[RHEL7,COMMIT] cgroup/ve: at container start only check virtualizable cgroups.

Submitted by Vasily Averin on March 4, 2021, 8:19 a.m.

Details

Message ID 202103040819.1248JDNm016734@vz7build.vvs.sw.ru
State New
Series "cgroup/ve: at container start only check virtualizable cgroups."
Headers show

Commit Message

Vasily Averin March 4, 2021, 8:19 a.m.
The commit is pushed to "branch-rh7-3.10.0-1160.15.2.vz7.173.x-ovz" and will appear at https://src.openvz.org/scm/ovz/vzkernel.git
after rh7-3.10.0-1160.15.2.vz7.173.4
------>
commit a0cdc1cf72c4823b9cb34432d9fa75b995074f6f
Author: Valeriy Vdovin <valeriy.vdovin@virtuozzo.com>
Date:   Thu Mar 4 11:19:13 2021 +0300

    cgroup/ve: at container start only check virtualizable cgroups.
    
    The above commit prevented situation when the a task tried to start
    container without first creating the right cgroups context for that.
    
    The logic behind that check was:
    - there is a set of cgroups that will be virtualized during container
      start.
    - for that these cgroups will be modified.
    - the cgroup that will be chosen for modification are in starting task
      css set.
    - it is invalid and forbidden to modify cgroups that a located in the
      root of each cgroup hierarchy.
    - therefore we have to check all the css set to see if it has cgroups
      with no parent (indication of root) and forbid the whole procedure
      if at least some cgroup matches.
    
    The bug in this behaviour was:
    - there are cases when there are non-virtualizable cgroup mounts.
    - these are named cgroups which do not have a bound cgroup subsystems
      on them.
    - there is one exception which is a named cgroup "systemd".
    - therefore container starters do not have to make nested cgroups
      for these type of non-virtualizable cgroup hierarchies.
    - therefore there can be named cgroups with parent == NULL in css set
      of a starting task and they will not pass the check and container
      start will fail.
    
    We fix the bug to only check those cgroups in css set, that are
    virtualizable.

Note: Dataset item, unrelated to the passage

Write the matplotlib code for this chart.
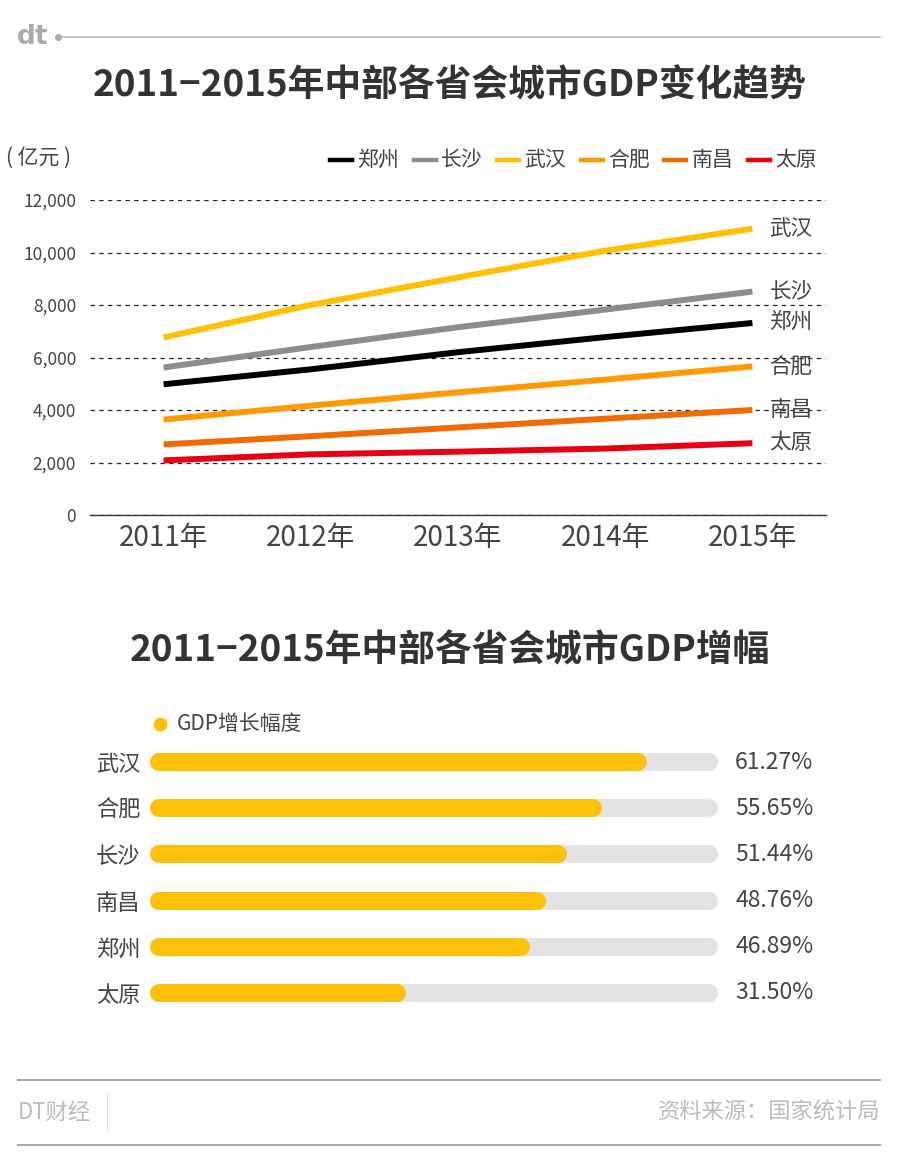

We already have the check helper that is used a bit
    later in cgroup_mark_ve_roots, so let's use it.
    
    Fixes 105332edc47c ("ve/cgroup: At container start check ve's css_set for host-level cgroups.")
    https://jira.sw.ru/browse/PSBM-125040
    Signed-off-by: Valeriy Vdovin <valeriy.vdovin@virtuozzo.com>
---
 kernel/cgroup.c | 30 ++++++++++++++++++------------
 1 file changed, 18 insertions(+), 12 deletions(-)

Patch hide | download patch | download mbox

diff --git a/kernel/cgroup.c b/kernel/cgroup.c
index 85d281e..b6408e6 100644
--- a/kernel/cgroup.c
+++ b/kernel/cgroup.c
@@ -658,6 +658,19 @@  static struct cgroup *css_cgroup_from_root(struct css_set *css_set,
 	return res;
 }
 
+#ifdef CONFIG_VE
+static inline bool is_virtualized_cgroup(struct cgroup *cgrp)
+{
+	lockdep_assert_held(&cgroup_mutex);
+	if (cgrp->root->subsys_mask)
+		return true;
+
+	if (!strcmp(cgrp->root->name, "systemd"))
+		return true;
+
+	return false;
+}
+
 /*
  * Iterate all cgroups in a given css_set and check if it is a top cgroup
  * of it's hierarchy.
@@ -674,6 +687,9 @@  static inline bool css_has_host_cgroups(struct css_set *css_set)
 		if (link->cgrp->root == &rootnode)
 			continue;
 
+		if (!is_virtualized_cgroup(link->cgrp))
+			continue;
+
 		if (!link->cgrp->parent) {
 			read_unlock(&css_set_lock);
 			return true;
@@ -682,6 +698,8 @@  static inline bool css_has_host_cgroups(struct css_set *css_set)
 	read_unlock(&css_set_lock);
 	return false;
 }
+#endif
+
 
 /*
  * Return the cgroup for "task" from the given hierarchy. Must be
@@ -4628,18 +4646,6 @@  static struct cftype *get_cftype_by_name(const char *name)
 }
 
 #ifdef CONFIG_VE
-static inline bool is_virtualized_cgroup(struct cgroup *cgrp)
-{
-	lockdep_assert_held(&cgroup_mutex);
-	if (cgrp->root->subsys_mask)
-		return true;
-
-	if (!strcmp(cgrp->root->name, "systemd"))
-		return true;
-
-	return false;
-}
-
 int cgroup_mark_ve_roots(struct ve_struct *ve)
 {
 	struct cgroup *cgrp, *tmp;